Written task: Can you retype every record below exactly as written?

*** Records for the task ***

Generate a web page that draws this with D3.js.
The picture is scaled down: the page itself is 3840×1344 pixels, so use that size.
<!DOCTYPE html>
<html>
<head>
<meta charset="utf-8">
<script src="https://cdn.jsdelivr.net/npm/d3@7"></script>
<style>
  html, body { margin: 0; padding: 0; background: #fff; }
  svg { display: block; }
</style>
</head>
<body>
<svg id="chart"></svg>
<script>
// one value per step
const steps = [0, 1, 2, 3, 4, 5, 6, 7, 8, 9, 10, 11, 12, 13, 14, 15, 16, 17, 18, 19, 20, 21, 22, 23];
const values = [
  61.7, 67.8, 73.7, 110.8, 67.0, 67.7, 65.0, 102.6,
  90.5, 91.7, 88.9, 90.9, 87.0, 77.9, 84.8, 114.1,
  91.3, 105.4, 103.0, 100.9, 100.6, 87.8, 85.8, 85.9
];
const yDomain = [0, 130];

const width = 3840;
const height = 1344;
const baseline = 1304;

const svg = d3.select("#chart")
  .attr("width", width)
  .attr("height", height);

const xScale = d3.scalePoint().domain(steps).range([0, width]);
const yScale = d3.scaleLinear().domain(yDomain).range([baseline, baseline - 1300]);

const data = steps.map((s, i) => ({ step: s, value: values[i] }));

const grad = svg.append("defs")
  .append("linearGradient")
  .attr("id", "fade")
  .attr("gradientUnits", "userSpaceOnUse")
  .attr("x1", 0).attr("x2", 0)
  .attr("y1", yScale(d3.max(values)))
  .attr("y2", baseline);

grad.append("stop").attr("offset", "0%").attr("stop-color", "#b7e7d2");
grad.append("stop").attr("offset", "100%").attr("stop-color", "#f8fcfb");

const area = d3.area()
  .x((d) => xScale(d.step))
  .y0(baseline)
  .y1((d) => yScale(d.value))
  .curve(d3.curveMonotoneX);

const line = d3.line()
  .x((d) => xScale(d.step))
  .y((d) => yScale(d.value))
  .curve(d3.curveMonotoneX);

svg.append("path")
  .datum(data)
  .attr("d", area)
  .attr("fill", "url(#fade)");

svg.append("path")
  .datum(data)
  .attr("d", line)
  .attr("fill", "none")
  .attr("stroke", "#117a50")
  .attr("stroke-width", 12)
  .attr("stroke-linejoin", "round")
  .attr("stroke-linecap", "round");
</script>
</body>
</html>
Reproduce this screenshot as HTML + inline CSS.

***

Task result:
Generate a web page that draws this with D3.js.
The picture is scaled down: the page itself is 3840×1344 pixels, so use that size.
<!DOCTYPE html>
<html>
<head>
<meta charset="utf-8">
<script src="https://cdn.jsdelivr.net/npm/d3@7"></script>
<style>
  html, body { margin: 0; padding: 0; background: #fff; }
  svg { display: block; }
</style>
</head>
<body>
<svg id="chart"></svg>
<script>
// one value per step
const steps = [0, 1, 2, 3, 4, 5, 6, 7, 8, 9, 10, 11, 12, 13, 14, 15, 16, 17, 18, 19, 20, 21, 22, 23];
const values = [
  61.7, 67.8, 73.7, 110.8, 67.0, 67.7, 65.0, 102.6,
  90.5, 91.7, 88.9, 90.9, 87.0, 77.9, 84.8, 114.1,
  91.3, 105.4, 103.0, 100.9, 100.6, 87.8, 85.8, 85.9
];
const yDomain = [0, 130];

const width = 3840;
const height = 1344;
const baseline = 1304;

const svg = d3.select("#chart")
  .attr("width", width)
  .attr("height", height);

const xScale = d3.scalePoint().domain(steps).range([0, width]);
const yScale = d3.scaleLinear().domain(yDomain).range([baseline, baseline - 1300]);

const data = steps.map((s, i) => ({ step: s, value: values[i] }));

const grad = svg.append("defs")
  .append("linearGradient")
  .attr("id", "fade")
  .attr("gradientUnits", "userSpaceOnUse")
  .attr("x1", 0).attr("x2", 0)
  .attr("y1", yScale(d3.max(values)))
  .attr("y2", baseline);

grad.append("stop").attr("offset", "0%").attr("stop-color", "#b7e7d2");
grad.append("stop").attr("offset", "100%").attr("stop-color", "#f8fcfb");

const area = d3.area()
  .x((d) => xScale(d.step))
  .y0(baseline)
  .y1((d) => yScale(d.value))
  .curve(d3.curveMonotoneX);

const line = d3.line()
  .x((d) => xScale(d.step))
  .y((d) => yScale(d.value))
  .curve(d3.curveMonotoneX);

svg.append("path")
  .datum(data)
  .attr("d", area)
  .attr("fill", "url(#fade)");

svg.append("path")
  .datum(data)
  .attr("d", line)
  .attr("fill", "none")
  .attr("stroke", "#117a50")
  .attr("stroke-width", 12)
  .attr("stroke-linejoin", "round")
  .attr("stroke-linecap", "round");
</script>
</body>
</html>
Reproduce this screenshot as HTML + inline CSS.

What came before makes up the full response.